* Start Supplied data *

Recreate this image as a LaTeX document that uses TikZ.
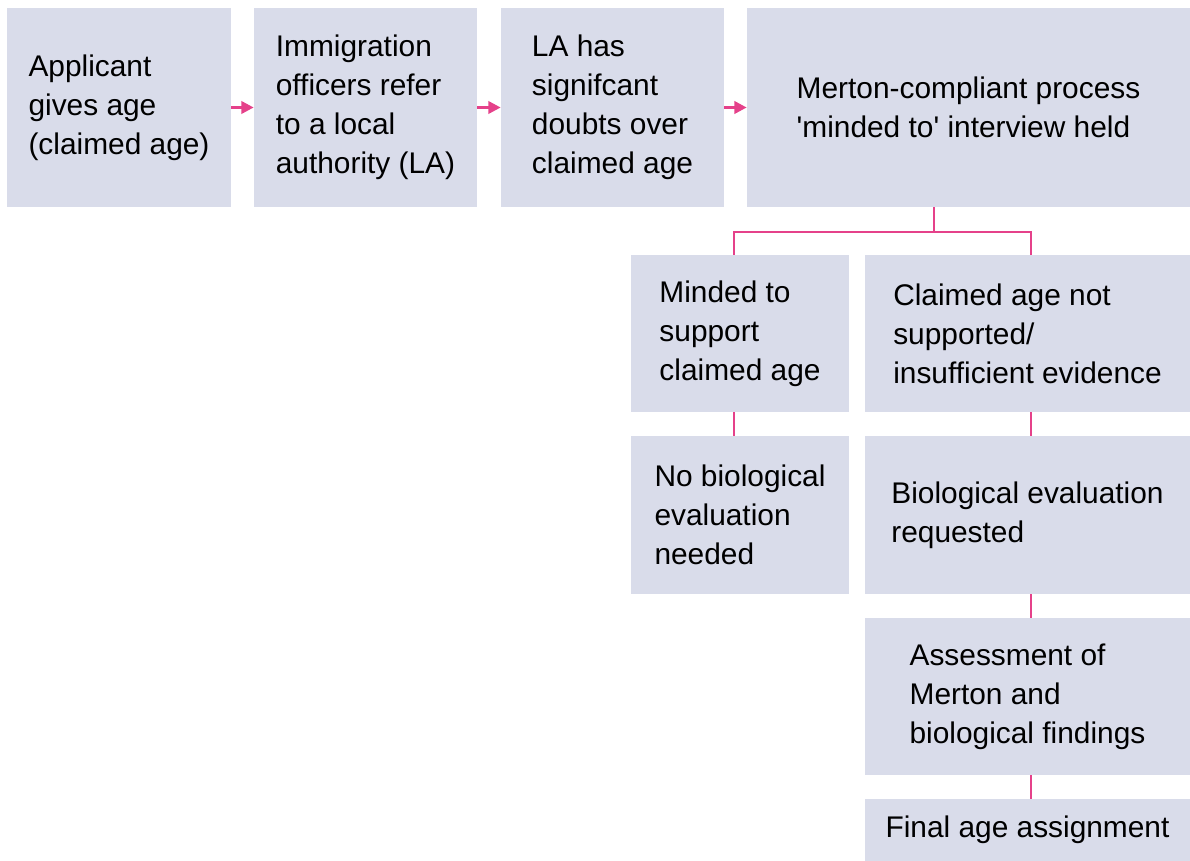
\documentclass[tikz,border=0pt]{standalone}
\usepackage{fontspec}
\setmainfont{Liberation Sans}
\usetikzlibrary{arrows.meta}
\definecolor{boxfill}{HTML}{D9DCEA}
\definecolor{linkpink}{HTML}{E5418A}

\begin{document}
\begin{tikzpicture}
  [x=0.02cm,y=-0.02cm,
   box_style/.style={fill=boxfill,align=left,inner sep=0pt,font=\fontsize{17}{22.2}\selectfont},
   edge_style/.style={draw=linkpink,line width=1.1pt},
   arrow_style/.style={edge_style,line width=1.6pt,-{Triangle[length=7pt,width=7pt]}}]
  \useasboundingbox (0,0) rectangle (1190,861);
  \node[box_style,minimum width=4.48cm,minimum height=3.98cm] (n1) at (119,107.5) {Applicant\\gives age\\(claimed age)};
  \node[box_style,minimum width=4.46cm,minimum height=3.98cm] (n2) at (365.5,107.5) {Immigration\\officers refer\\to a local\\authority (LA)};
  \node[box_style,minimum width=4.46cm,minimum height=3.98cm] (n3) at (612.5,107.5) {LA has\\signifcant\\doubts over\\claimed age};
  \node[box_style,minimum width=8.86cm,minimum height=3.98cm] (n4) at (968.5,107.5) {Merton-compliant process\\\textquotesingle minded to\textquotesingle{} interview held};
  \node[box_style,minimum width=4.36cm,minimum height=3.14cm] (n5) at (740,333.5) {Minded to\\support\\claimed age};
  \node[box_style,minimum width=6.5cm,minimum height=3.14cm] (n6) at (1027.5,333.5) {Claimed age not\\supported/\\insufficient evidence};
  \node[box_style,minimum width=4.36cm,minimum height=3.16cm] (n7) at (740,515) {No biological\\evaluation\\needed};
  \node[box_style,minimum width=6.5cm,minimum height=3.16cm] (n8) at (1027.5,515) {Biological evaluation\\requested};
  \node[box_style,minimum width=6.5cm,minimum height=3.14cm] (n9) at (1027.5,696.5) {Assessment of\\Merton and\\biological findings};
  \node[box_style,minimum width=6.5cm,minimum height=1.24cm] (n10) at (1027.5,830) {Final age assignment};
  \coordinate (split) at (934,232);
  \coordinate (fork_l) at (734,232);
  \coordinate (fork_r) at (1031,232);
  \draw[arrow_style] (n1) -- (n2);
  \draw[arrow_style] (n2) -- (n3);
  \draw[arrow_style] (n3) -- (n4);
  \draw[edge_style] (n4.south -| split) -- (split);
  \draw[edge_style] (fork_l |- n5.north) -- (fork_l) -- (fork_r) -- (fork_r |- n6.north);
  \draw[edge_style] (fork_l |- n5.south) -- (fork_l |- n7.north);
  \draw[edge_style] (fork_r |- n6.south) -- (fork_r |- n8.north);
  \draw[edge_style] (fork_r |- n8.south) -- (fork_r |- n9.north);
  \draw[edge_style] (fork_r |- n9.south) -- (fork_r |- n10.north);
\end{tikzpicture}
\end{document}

* End Supplied data *

Print the full listing exactly, dropping the pictures.

Recreate this image as a LaTeX document that uses TikZ.
\documentclass[tikz,border=0pt]{standalone}
\usepackage{fontspec}
\setmainfont{Liberation Sans}
\usetikzlibrary{arrows.meta}
\definecolor{boxfill}{HTML}{D9DCEA}
\definecolor{linkpink}{HTML}{E5418A}

\begin{document}
\begin{tikzpicture}
  [x=0.02cm,y=-0.02cm,
   box_style/.style={fill=boxfill,align=left,inner sep=0pt,font=\fontsize{17}{22.2}\selectfont},
   edge_style/.style={draw=linkpink,line width=1.1pt},
   arrow_style/.style={edge_style,line width=1.6pt,-{Triangle[length=7pt,width=7pt]}}]
  \useasboundingbox (0,0) rectangle (1190,861);
  \node[box_style,minimum width=4.48cm,minimum height=3.98cm] (n1) at (119,107.5) {Applicant\\gives age\\(claimed age)};
  \node[box_style,minimum width=4.46cm,minimum height=3.98cm] (n2) at (365.5,107.5) {Immigration\\officers refer\\to a local\\authority (LA)};
  \node[box_style,minimum width=4.46cm,minimum height=3.98cm] (n3) at (612.5,107.5) {LA has\\signifcant\\doubts over\\claimed age};
  \node[box_style,minimum width=8.86cm,minimum height=3.98cm] (n4) at (968.5,107.5) {Merton-compliant process\\\textquotesingle minded to\textquotesingle{} interview held};
  \node[box_style,minimum width=4.36cm,minimum height=3.14cm] (n5) at (740,333.5) {Minded to\\support\\claimed age};
  \node[box_style,minimum width=6.5cm,minimum height=3.14cm] (n6) at (1027.5,333.5) {Claimed age not\\supported/\\insufficient evidence};
  \node[box_style,minimum width=4.36cm,minimum height=3.16cm] (n7) at (740,515) {No biological\\evaluation\\needed};
  \node[box_style,minimum width=6.5cm,minimum height=3.16cm] (n8) at (1027.5,515) {Biological evaluation\\requested};
  \node[box_style,minimum width=6.5cm,minimum height=3.14cm] (n9) at (1027.5,696.5) {Assessment of\\Merton and\\biological findings};
  \node[box_style,minimum width=6.5cm,minimum height=1.24cm] (n10) at (1027.5,830) {Final age assignment};
  \coordinate (split) at (934,232);
  \coordinate (fork_l) at (734,232);
  \coordinate (fork_r) at (1031,232);
  \draw[arrow_style] (n1) -- (n2);
  \draw[arrow_style] (n2) -- (n3);
  \draw[arrow_style] (n3) -- (n4);
  \draw[edge_style] (n4.south -| split) -- (split);
  \draw[edge_style] (fork_l |- n5.north) -- (fork_l) -- (fork_r) -- (fork_r |- n6.north);
  \draw[edge_style] (fork_l |- n5.south) -- (fork_l |- n7.north);
  \draw[edge_style] (fork_r |- n6.south) -- (fork_r |- n8.north);
  \draw[edge_style] (fork_r |- n8.south) -- (fork_r |- n9.north);
  \draw[edge_style] (fork_r |- n9.south) -- (fork_r |- n10.north);
\end{tikzpicture}
\end{document}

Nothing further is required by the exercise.